If you happen to be in the vicinity of Rumford, Maine tonight, then come join us for a screening of 'Safety Last' (1923).
Rumford, home of the biggest paper mill I've ever seen, is just up the road from Dixfield, Maine, home of the Tuscan Opera House, site of tonight's show.
It's not the first time the Tuscan Opera House has served the community as a makeshift cinema.
Years ago, before television, the grand multi-story structure doubled as the town's moviehouse, showing features and newsreels to keep backwoods Maine connected to the world.
But that was then. The movies stopped a long time ago, and for many years the place was a restaurant.
In more recent years, I've come there do silent film programs with live music.
This has been at the behest of Dirigo High School teacher Kurt Rowley and his students, who hold an annual silent film night to raise funds for the local historical society.
Tonight's show is Harold Lloyd's great comedy 'Safety Last,' which is best seen with an audience.
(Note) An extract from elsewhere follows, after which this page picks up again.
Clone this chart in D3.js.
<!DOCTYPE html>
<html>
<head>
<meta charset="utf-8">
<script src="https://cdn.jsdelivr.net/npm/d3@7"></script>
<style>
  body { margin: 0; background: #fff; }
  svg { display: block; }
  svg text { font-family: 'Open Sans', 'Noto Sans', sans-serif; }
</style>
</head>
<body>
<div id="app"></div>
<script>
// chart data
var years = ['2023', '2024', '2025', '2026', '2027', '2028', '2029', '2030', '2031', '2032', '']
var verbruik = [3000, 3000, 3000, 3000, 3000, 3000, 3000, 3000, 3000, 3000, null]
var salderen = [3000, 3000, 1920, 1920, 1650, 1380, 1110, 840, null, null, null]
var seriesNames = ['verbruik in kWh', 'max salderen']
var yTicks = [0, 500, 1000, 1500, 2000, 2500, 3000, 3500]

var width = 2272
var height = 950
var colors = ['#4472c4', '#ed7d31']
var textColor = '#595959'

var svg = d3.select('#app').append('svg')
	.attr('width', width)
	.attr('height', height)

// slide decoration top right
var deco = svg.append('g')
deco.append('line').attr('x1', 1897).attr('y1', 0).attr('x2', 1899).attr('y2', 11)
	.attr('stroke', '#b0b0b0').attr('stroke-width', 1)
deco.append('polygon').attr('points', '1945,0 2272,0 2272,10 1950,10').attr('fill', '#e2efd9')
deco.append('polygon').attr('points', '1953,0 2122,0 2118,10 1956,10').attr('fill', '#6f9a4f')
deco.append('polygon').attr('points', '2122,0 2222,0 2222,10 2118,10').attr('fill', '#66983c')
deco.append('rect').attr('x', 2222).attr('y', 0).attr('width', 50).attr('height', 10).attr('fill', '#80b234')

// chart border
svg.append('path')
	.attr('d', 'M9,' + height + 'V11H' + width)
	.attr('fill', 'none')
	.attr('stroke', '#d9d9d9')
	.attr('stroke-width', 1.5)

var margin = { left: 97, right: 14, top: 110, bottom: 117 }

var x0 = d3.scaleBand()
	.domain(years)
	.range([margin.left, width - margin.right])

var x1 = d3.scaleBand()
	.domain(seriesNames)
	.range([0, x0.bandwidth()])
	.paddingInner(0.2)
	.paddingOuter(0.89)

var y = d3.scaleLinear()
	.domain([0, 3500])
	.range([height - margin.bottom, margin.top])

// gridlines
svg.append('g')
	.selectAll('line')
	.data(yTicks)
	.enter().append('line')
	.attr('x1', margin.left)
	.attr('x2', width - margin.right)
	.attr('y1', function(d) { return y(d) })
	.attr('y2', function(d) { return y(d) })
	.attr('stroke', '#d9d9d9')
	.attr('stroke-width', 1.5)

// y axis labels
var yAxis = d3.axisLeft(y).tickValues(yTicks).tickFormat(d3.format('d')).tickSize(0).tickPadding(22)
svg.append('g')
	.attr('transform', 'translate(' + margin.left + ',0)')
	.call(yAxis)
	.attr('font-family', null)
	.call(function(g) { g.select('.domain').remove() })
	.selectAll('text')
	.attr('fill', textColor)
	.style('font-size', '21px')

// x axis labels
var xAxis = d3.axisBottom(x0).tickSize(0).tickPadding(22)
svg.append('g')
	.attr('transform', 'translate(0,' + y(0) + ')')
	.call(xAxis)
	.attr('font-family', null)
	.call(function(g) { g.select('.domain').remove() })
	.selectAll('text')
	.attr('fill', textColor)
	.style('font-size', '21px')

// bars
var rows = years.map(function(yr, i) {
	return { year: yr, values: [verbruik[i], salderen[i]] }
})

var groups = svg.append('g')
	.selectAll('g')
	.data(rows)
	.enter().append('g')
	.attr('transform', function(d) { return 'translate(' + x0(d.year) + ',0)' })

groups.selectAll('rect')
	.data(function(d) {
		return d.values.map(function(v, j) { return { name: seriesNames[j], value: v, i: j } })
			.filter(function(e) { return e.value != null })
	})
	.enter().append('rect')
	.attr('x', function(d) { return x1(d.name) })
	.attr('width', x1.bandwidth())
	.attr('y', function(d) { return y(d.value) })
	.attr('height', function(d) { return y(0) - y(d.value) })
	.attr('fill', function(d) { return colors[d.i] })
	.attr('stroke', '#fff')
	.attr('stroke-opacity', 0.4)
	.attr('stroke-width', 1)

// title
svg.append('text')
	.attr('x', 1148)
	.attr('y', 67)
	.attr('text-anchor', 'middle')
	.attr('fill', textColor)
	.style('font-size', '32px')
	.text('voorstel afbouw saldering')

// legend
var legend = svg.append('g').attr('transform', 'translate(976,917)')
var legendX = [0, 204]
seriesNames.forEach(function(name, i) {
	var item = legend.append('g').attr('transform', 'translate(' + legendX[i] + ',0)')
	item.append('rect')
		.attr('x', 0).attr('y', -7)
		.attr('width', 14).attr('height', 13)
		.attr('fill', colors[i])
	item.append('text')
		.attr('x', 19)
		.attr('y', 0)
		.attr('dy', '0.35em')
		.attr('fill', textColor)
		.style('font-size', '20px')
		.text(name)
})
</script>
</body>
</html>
So a good time will be had by all, including you, if you're within shouting distance of Rumford, Maine. So get in the car. It's only an eight-hour drive from New York!
Here's the press release with more info:
MONDAY, OCT. 28, 2019 / FOR IMMEDIATE RELEASE
Contact Jeff Rapsis • (603) 236-9237 • firstname.lastname@example.org
Silent film classic 'Safety Last' on Saturday, Nov. 9 at Tuscan Opera House
Thrill comedy climaxed by Harold Lloyd's iconic building climb; with live music
DIXFIELD, Maine—It's an image so powerful, people who've never seen the movie still instantly recognize it.
The vision of Harold Lloyd hanging from the hands of a huge clock, from the climax of his silent comedy 'Safety Last,' (1923), has emerged as a symbol of the "anything goes" spirit of early Hollywood and the magic of the movies.
See how Harold gets into his high-altitude predicament in a screening of 'Safety Last,' one of Lloyd's most popular comedies, on Saturday, Nov. 9 at 7 p.m. at the Tuscan Opera House, 11 Main St., Dixfield, Maine.
The program, organized by Dirigo High School students as a fund-raiser for the local historical society, is open to the public. Admission is $10 per person.
The screening will feature live music by New Hampshire-based silent film accompanist Jeff Rapsis, a New England based composer who specializes in creating music for silent film presentations.
The show will allow audiences to experience silent film the way its makers originally intended: on the big screen, with live music, and with an audience.
However, when the human fly has a last-minute run-in with the law, Harold is forced to make the climb himself, floor by floor, with his sweetheart looking on. The result is an extended sequence blending comedy and terror that holds viewers spellbound.
Lloyd, along with Charlie Chaplin and Buster Keaton, is regarded as one of the silent screen's three great clowns. Lloyd's character, a young go-getter ready to struggle to win the day, proved hugely popular in the 1920s. While Chaplin and Keaton were always favored by the critics, Lloyd's films reigned as the top-grossing comedies throughout the period.
The screening in the historic Tuscan Opera House gives today's audiences the chance to experience early cinema as it was intended: on the big screen, with live music, and with an audience.
The Tuscan Opera House dates from 1905, when it replaced an earlier hall that burned in 1901. The building's first two floors housed a movie theater for many years until the advent of television in the 1950s. It later housed the Opera House Restaurant and now hosts occasional shows and programs.
"Put the whole experience back together, and you can see why people first fell in love with the movies," said Rapsis, who practices the nearly lost art of silent film accompaniment.
Rapsis performs on a digital synthesizer that reproduces the texture of the full orchestra, creating a traditional "movie score" sound.
"Seeing 'Safety Last' with an audience is one of the great thrill rides of the cinema of any era, silent or sound," Rapsis said. "Harold's iconic building climb, filmed without trick photography, continues to provoke audience responses nearly 100 years after film was first released."
Tributes to the clock-hanging scene have appeared in several contemporary films, most recently in Martin Scorsese's 'Hugo' (2011), which includes clips from 'Safety Last.'
See Harold Lloyd's iconic thrill comedy 'Safety Last' (1923) on Saturday, Nov. 9 at 7 p.m. at the Tuscan Opera House, 11 Main St., Dixfield, Maine.
Admission is $10 per person; tickets and concessions will be available at the door.
For more information and advance tickets, please contact Dirigo High School teacher Kurt Rowley at (207) 680-0113.
CRITIC COMMENTS ON ‘SAFETY LAST’:
"Impossible to watch without undergoing visitations of vertigo, Safety Last's climactic sequence is all it's reputed to be.”
"Harold Lloyd manages to make the characters sympathetic enough to carry the audience's concern on his journey of crazy stunts and mishaps. One of the best of this era."
—David Parkinson, Empire Magazine
"The climb has both comic and dramatic weight because it is both a thrilling exercise in physical humor and a thematically rich evocation of the pressures men feel to succeed, lest they be viewed as less than a man."